>>>

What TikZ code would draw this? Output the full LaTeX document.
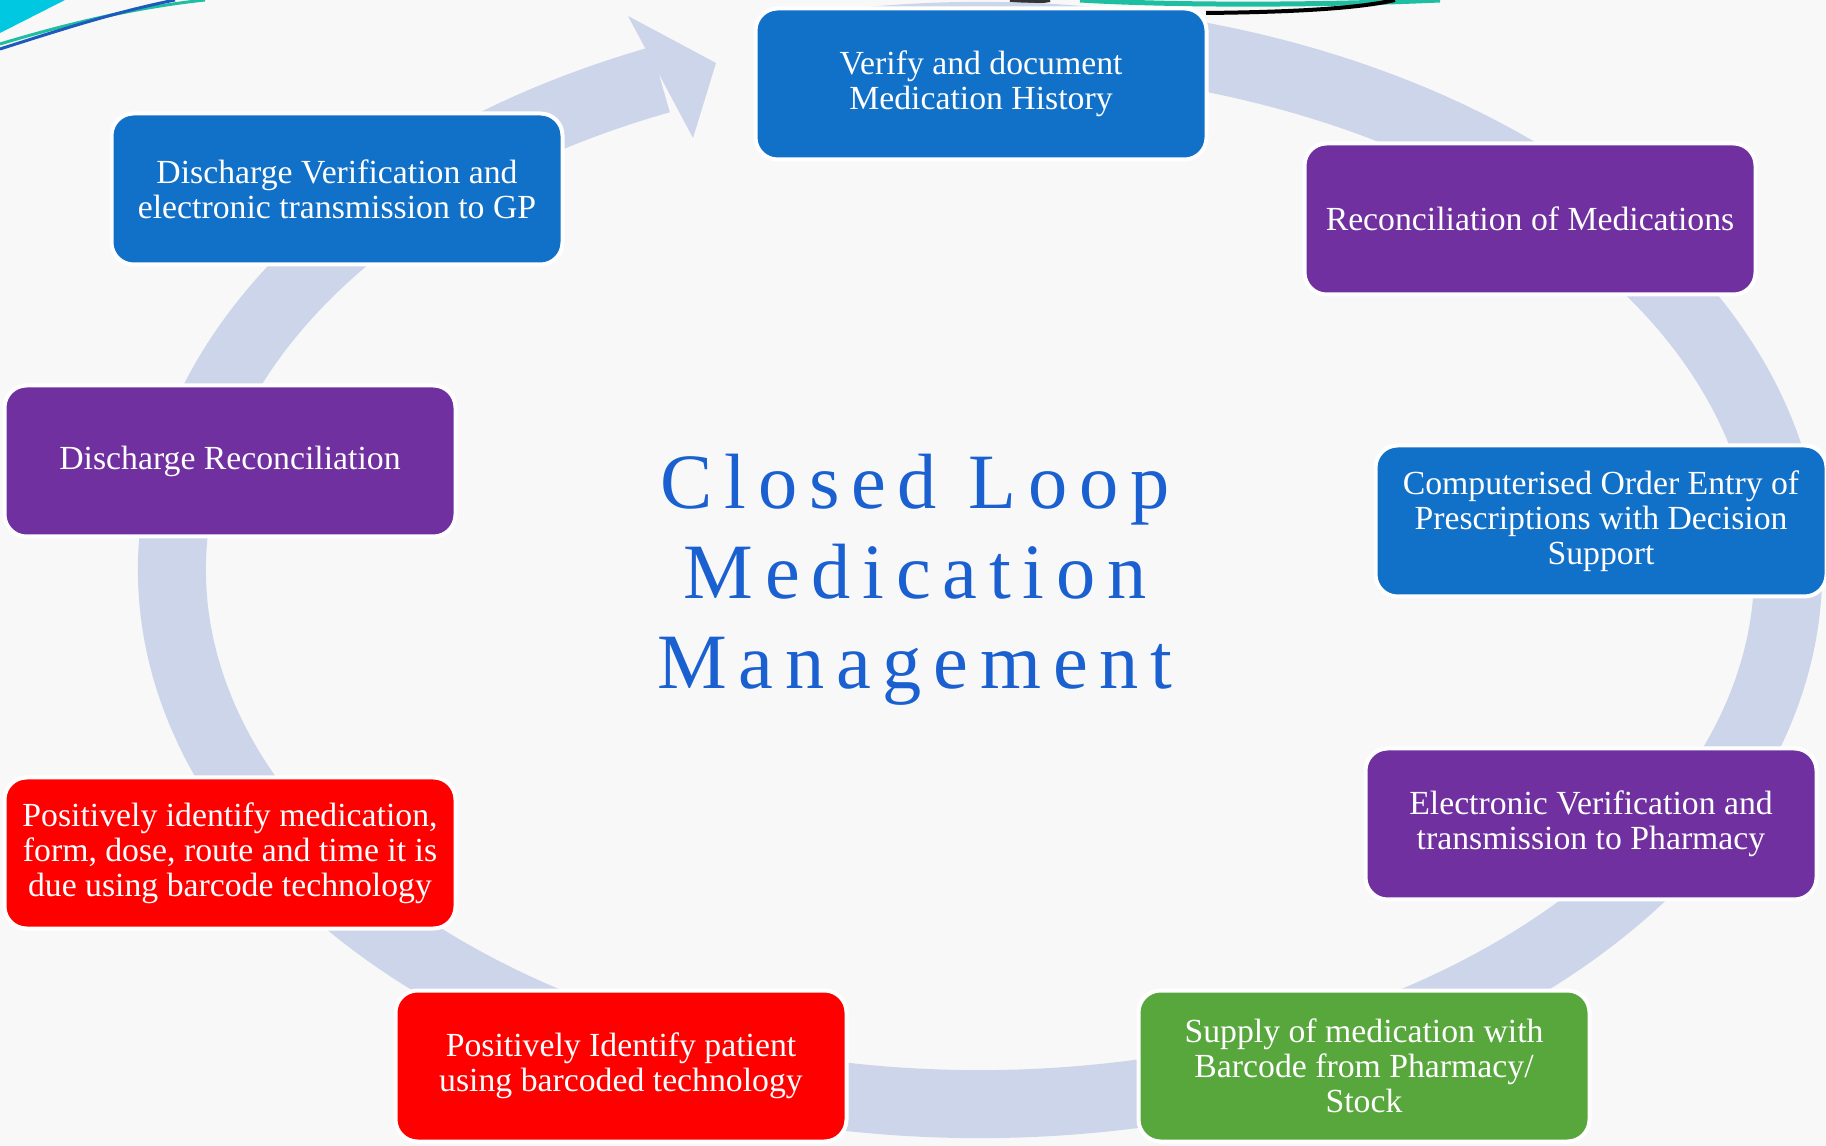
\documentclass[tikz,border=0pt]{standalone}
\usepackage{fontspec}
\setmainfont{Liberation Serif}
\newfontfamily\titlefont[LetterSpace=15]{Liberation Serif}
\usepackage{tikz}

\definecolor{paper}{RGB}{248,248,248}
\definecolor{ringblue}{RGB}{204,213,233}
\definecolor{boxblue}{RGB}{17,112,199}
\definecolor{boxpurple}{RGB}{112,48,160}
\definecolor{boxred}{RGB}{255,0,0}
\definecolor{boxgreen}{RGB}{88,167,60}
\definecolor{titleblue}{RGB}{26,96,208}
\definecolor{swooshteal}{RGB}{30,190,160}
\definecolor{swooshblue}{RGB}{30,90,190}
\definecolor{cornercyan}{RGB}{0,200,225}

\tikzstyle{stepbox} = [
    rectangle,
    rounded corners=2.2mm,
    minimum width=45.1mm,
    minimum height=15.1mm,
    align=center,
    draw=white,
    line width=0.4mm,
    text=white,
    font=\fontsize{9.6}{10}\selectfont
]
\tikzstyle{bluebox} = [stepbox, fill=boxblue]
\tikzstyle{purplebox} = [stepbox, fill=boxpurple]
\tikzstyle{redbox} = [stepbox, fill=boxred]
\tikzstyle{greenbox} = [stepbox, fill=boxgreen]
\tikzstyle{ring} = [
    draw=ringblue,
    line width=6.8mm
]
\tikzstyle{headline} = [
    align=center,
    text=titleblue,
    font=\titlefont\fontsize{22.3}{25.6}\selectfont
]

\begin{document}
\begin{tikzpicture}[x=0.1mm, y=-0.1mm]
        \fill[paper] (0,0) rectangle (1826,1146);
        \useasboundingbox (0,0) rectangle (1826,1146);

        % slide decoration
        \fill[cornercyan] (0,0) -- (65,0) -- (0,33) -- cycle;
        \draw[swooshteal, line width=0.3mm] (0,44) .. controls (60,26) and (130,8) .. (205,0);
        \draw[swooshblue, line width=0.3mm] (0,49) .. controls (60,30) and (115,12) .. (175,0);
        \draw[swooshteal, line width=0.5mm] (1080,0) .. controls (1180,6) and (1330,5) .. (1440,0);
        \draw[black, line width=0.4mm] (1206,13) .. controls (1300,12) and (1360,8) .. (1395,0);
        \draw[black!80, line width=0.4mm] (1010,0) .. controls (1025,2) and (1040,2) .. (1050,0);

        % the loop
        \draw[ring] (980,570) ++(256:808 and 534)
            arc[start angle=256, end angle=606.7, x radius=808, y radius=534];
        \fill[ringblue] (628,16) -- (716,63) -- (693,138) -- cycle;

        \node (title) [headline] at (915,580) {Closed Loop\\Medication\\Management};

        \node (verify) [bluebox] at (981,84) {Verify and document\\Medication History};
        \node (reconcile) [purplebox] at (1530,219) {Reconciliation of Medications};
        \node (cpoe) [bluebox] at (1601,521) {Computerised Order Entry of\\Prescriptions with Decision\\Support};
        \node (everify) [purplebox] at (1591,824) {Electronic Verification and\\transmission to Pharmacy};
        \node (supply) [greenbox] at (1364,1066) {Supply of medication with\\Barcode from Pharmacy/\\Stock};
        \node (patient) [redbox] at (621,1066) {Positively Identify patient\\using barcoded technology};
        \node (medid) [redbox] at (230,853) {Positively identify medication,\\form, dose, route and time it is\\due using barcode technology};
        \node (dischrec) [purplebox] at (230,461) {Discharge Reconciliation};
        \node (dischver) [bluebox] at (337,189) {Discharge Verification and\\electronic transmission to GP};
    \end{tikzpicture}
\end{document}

<<<

The data should be printed again unchanged; leave its pictures out.

[FINAL RESULT]
What TikZ code would draw this? Output the full LaTeX document.
\documentclass[tikz,border=0pt]{standalone}
\usepackage{fontspec}
\setmainfont{Liberation Serif}
\newfontfamily\titlefont[LetterSpace=15]{Liberation Serif}
\usepackage{tikz}

\definecolor{paper}{RGB}{248,248,248}
\definecolor{ringblue}{RGB}{204,213,233}
\definecolor{boxblue}{RGB}{17,112,199}
\definecolor{boxpurple}{RGB}{112,48,160}
\definecolor{boxred}{RGB}{255,0,0}
\definecolor{boxgreen}{RGB}{88,167,60}
\definecolor{titleblue}{RGB}{26,96,208}
\definecolor{swooshteal}{RGB}{30,190,160}
\definecolor{swooshblue}{RGB}{30,90,190}
\definecolor{cornercyan}{RGB}{0,200,225}

\tikzstyle{stepbox} = [
    rectangle,
    rounded corners=2.2mm,
    minimum width=45.1mm,
    minimum height=15.1mm,
    align=center,
    draw=white,
    line width=0.4mm,
    text=white,
    font=\fontsize{9.6}{10}\selectfont
]
\tikzstyle{bluebox} = [stepbox, fill=boxblue]
\tikzstyle{purplebox} = [stepbox, fill=boxpurple]
\tikzstyle{redbox} = [stepbox, fill=boxred]
\tikzstyle{greenbox} = [stepbox, fill=boxgreen]
\tikzstyle{ring} = [
    draw=ringblue,
    line width=6.8mm
]
\tikzstyle{headline} = [
    align=center,
    text=titleblue,
    font=\titlefont\fontsize{22.3}{25.6}\selectfont
]

\begin{document}
\begin{tikzpicture}[x=0.1mm, y=-0.1mm]
        \fill[paper] (0,0) rectangle (1826,1146);
        \useasboundingbox (0,0) rectangle (1826,1146);

        % slide decoration
        \fill[cornercyan] (0,0) -- (65,0) -- (0,33) -- cycle;
        \draw[swooshteal, line width=0.3mm] (0,44) .. controls (60,26) and (130,8) .. (205,0);
        \draw[swooshblue, line width=0.3mm] (0,49) .. controls (60,30) and (115,12) .. (175,0);
        \draw[swooshteal, line width=0.5mm] (1080,0) .. controls (1180,6) and (1330,5) .. (1440,0);
        \draw[black, line width=0.4mm] (1206,13) .. controls (1300,12) and (1360,8) .. (1395,0);
        \draw[black!80, line width=0.4mm] (1010,0) .. controls (1025,2) and (1040,2) .. (1050,0);

        % the loop
        \draw[ring] (980,570) ++(256:808 and 534)
            arc[start angle=256, end angle=606.7, x radius=808, y radius=534];
        \fill[ringblue] (628,16) -- (716,63) -- (693,138) -- cycle;

        \node (title) [headline] at (915,580) {Closed Loop\\Medication\\Management};

        \node (verify) [bluebox] at (981,84) {Verify and document\\Medication History};
        \node (reconcile) [purplebox] at (1530,219) {Reconciliation of Medications};
        \node (cpoe) [bluebox] at (1601,521) {Computerised Order Entry of\\Prescriptions with Decision\\Support};
        \node (everify) [purplebox] at (1591,824) {Electronic Verification and\\transmission to Pharmacy};
        \node (supply) [greenbox] at (1364,1066) {Supply of medication with\\Barcode from Pharmacy/\\Stock};
        \node (patient) [redbox] at (621,1066) {Positively Identify patient\\using barcoded technology};
        \node (medid) [redbox] at (230,853) {Positively identify medication,\\form, dose, route and time it is\\due using barcode technology};
        \node (dischrec) [purplebox] at (230,461) {Discharge Reconciliation};
        \node (dischver) [bluebox] at (337,189) {Discharge Verification and\\electronic transmission to GP};
    \end{tikzpicture}
\end{document}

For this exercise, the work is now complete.